>> begin SOURCE DATA

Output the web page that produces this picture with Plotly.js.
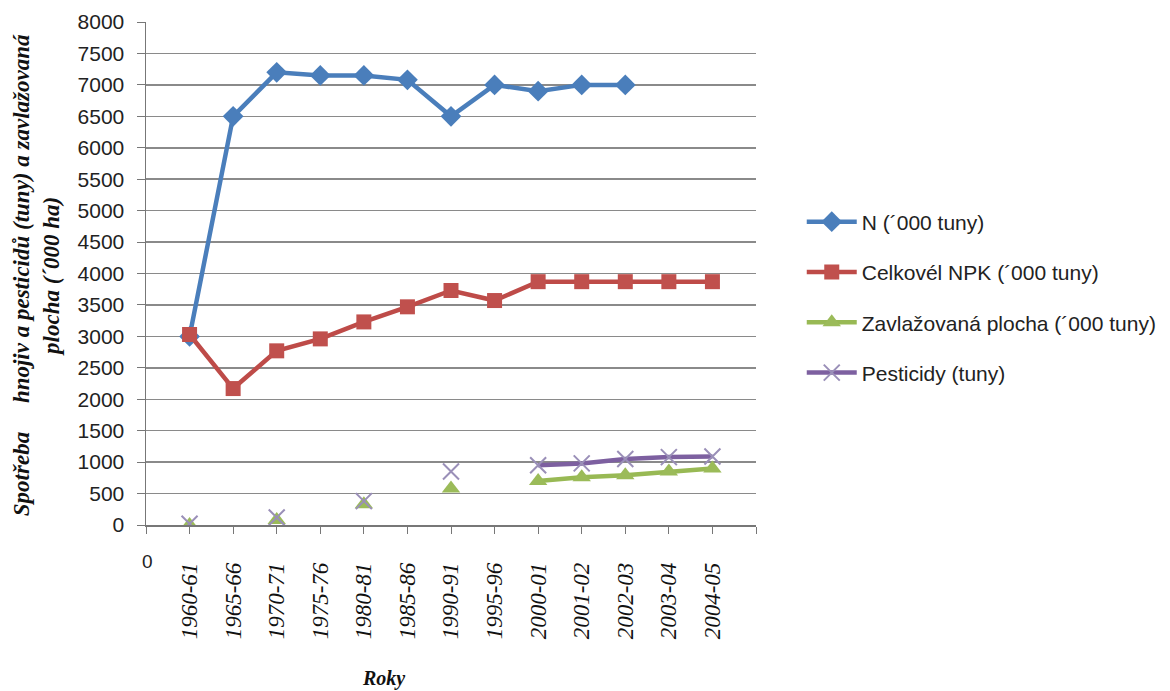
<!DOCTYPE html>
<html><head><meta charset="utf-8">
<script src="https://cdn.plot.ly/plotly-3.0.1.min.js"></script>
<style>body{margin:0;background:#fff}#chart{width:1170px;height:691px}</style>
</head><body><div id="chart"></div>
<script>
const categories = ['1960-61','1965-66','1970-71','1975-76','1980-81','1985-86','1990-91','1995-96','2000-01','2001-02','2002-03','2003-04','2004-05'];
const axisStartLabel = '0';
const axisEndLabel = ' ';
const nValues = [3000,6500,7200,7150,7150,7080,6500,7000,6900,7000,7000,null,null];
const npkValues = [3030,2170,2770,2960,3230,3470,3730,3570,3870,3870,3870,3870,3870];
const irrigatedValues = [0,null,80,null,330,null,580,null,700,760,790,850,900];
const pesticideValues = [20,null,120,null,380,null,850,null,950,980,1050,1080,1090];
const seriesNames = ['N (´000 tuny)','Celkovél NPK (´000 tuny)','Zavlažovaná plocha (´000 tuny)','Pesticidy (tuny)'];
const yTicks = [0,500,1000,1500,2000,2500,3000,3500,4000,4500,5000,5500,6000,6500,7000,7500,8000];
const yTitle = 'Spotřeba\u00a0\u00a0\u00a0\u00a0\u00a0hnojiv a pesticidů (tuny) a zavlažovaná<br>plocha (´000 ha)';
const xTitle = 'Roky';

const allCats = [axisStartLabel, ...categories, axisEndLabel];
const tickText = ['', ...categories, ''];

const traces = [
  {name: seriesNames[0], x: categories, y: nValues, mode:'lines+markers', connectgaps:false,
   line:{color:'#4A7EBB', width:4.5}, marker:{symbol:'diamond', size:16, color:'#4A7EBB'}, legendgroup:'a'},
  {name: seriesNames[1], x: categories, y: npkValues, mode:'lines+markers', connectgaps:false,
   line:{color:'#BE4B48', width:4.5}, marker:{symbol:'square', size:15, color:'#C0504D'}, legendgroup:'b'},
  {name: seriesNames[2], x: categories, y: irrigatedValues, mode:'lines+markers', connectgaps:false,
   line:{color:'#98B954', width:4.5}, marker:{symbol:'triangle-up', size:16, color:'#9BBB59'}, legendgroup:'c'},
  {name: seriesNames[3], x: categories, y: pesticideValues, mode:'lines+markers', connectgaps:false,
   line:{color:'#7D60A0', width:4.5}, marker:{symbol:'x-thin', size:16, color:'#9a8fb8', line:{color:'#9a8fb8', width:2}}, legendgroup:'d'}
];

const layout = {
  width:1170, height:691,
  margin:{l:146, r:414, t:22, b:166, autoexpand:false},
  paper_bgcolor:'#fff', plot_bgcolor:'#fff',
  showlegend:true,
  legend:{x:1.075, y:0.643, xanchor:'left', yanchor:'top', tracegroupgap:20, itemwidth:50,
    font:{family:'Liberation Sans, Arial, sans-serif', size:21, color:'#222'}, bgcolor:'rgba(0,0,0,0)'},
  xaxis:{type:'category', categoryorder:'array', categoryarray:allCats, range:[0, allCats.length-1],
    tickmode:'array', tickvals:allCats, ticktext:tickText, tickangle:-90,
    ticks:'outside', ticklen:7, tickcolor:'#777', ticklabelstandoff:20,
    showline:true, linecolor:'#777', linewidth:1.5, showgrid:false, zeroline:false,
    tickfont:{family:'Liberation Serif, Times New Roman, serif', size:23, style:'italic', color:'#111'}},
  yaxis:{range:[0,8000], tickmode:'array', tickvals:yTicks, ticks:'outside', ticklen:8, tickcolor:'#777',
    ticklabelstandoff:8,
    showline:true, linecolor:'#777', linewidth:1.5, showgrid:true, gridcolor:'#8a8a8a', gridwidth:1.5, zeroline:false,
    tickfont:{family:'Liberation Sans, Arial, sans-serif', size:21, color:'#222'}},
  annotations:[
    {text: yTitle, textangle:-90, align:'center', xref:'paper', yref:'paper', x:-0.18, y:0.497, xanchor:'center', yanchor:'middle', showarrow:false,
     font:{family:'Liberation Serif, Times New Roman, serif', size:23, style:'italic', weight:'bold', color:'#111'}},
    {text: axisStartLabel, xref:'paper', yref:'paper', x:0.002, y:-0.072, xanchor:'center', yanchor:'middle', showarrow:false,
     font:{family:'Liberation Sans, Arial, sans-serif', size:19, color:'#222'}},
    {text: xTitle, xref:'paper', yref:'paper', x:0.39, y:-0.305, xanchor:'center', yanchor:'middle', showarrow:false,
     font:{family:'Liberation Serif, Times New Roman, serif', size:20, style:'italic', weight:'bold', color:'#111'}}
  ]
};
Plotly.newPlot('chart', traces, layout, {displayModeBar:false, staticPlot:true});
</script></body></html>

>> end SOURCE DATA

> AIM:
Except for the pictures, give all the material above again verbatim.

> RESPONSE TO THE TASK:
Output the web page that produces this picture with Plotly.js.
<!DOCTYPE html>
<html><head><meta charset="utf-8">
<script src="https://cdn.plot.ly/plotly-3.0.1.min.js"></script>
<style>body{margin:0;background:#fff}#chart{width:1170px;height:691px}</style>
</head><body><div id="chart"></div>
<script>
const categories = ['1960-61','1965-66','1970-71','1975-76','1980-81','1985-86','1990-91','1995-96','2000-01','2001-02','2002-03','2003-04','2004-05'];
const axisStartLabel = '0';
const axisEndLabel = ' ';
const nValues = [3000,6500,7200,7150,7150,7080,6500,7000,6900,7000,7000,null,null];
const npkValues = [3030,2170,2770,2960,3230,3470,3730,3570,3870,3870,3870,3870,3870];
const irrigatedValues = [0,null,80,null,330,null,580,null,700,760,790,850,900];
const pesticideValues = [20,null,120,null,380,null,850,null,950,980,1050,1080,1090];
const seriesNames = ['N (´000 tuny)','Celkovél NPK (´000 tuny)','Zavlažovaná plocha (´000 tuny)','Pesticidy (tuny)'];
const yTicks = [0,500,1000,1500,2000,2500,3000,3500,4000,4500,5000,5500,6000,6500,7000,7500,8000];
const yTitle = 'Spotřeba\u00a0\u00a0\u00a0\u00a0\u00a0hnojiv a pesticidů (tuny) a zavlažovaná<br>plocha (´000 ha)';
const xTitle = 'Roky';

const allCats = [axisStartLabel, ...categories, axisEndLabel];
const tickText = ['', ...categories, ''];

const traces = [
  {name: seriesNames[0], x: categories, y: nValues, mode:'lines+markers', connectgaps:false,
   line:{color:'#4A7EBB', width:4.5}, marker:{symbol:'diamond', size:16, color:'#4A7EBB'}, legendgroup:'a'},
  {name: seriesNames[1], x: categories, y: npkValues, mode:'lines+markers', connectgaps:false,
   line:{color:'#BE4B48', width:4.5}, marker:{symbol:'square', size:15, color:'#C0504D'}, legendgroup:'b'},
  {name: seriesNames[2], x: categories, y: irrigatedValues, mode:'lines+markers', connectgaps:false,
   line:{color:'#98B954', width:4.5}, marker:{symbol:'triangle-up', size:16, color:'#9BBB59'}, legendgroup:'c'},
  {name: seriesNames[3], x: categories, y: pesticideValues, mode:'lines+markers', connectgaps:false,
   line:{color:'#7D60A0', width:4.5}, marker:{symbol:'x-thin', size:16, color:'#9a8fb8', line:{color:'#9a8fb8', width:2}}, legendgroup:'d'}
];

const layout = {
  width:1170, height:691,
  margin:{l:146, r:414, t:22, b:166, autoexpand:false},
  paper_bgcolor:'#fff', plot_bgcolor:'#fff',
  showlegend:true,
  legend:{x:1.075, y:0.643, xanchor:'left', yanchor:'top', tracegroupgap:20, itemwidth:50,
    font:{family:'Liberation Sans, Arial, sans-serif', size:21, color:'#222'}, bgcolor:'rgba(0,0,0,0)'},
  xaxis:{type:'category', categoryorder:'array', categoryarray:allCats, range:[0, allCats.length-1],
    tickmode:'array', tickvals:allCats, ticktext:tickText, tickangle:-90,
    ticks:'outside', ticklen:7, tickcolor:'#777', ticklabelstandoff:20,
    showline:true, linecolor:'#777', linewidth:1.5, showgrid:false, zeroline:false,
    tickfont:{family:'Liberation Serif, Times New Roman, serif', size:23, style:'italic', color:'#111'}},
  yaxis:{range:[0,8000], tickmode:'array', tickvals:yTicks, ticks:'outside', ticklen:8, tickcolor:'#777',
    ticklabelstandoff:8,
    showline:true, linecolor:'#777', linewidth:1.5, showgrid:true, gridcolor:'#8a8a8a', gridwidth:1.5, zeroline:false,
    tickfont:{family:'Liberation Sans, Arial, sans-serif', size:21, color:'#222'}},
  annotations:[
    {text: yTitle, textangle:-90, align:'center', xref:'paper', yref:'paper', x:-0.18, y:0.497, xanchor:'center', yanchor:'middle', showarrow:false,
     font:{family:'Liberation Serif, Times New Roman, serif', size:23, style:'italic', weight:'bold', color:'#111'}},
    {text: axisStartLabel, xref:'paper', yref:'paper', x:0.002, y:-0.072, xanchor:'center', yanchor:'middle', showarrow:false,
     font:{family:'Liberation Sans, Arial, sans-serif', size:19, color:'#222'}},
    {text: xTitle, xref:'paper', yref:'paper', x:0.39, y:-0.305, xanchor:'center', yanchor:'middle', showarrow:false,
     font:{family:'Liberation Serif, Times New Roman, serif', size:20, style:'italic', weight:'bold', color:'#111'}}
  ]
};
Plotly.newPlot('chart', traces, layout, {displayModeBar:false, staticPlot:true});
</script></body></html>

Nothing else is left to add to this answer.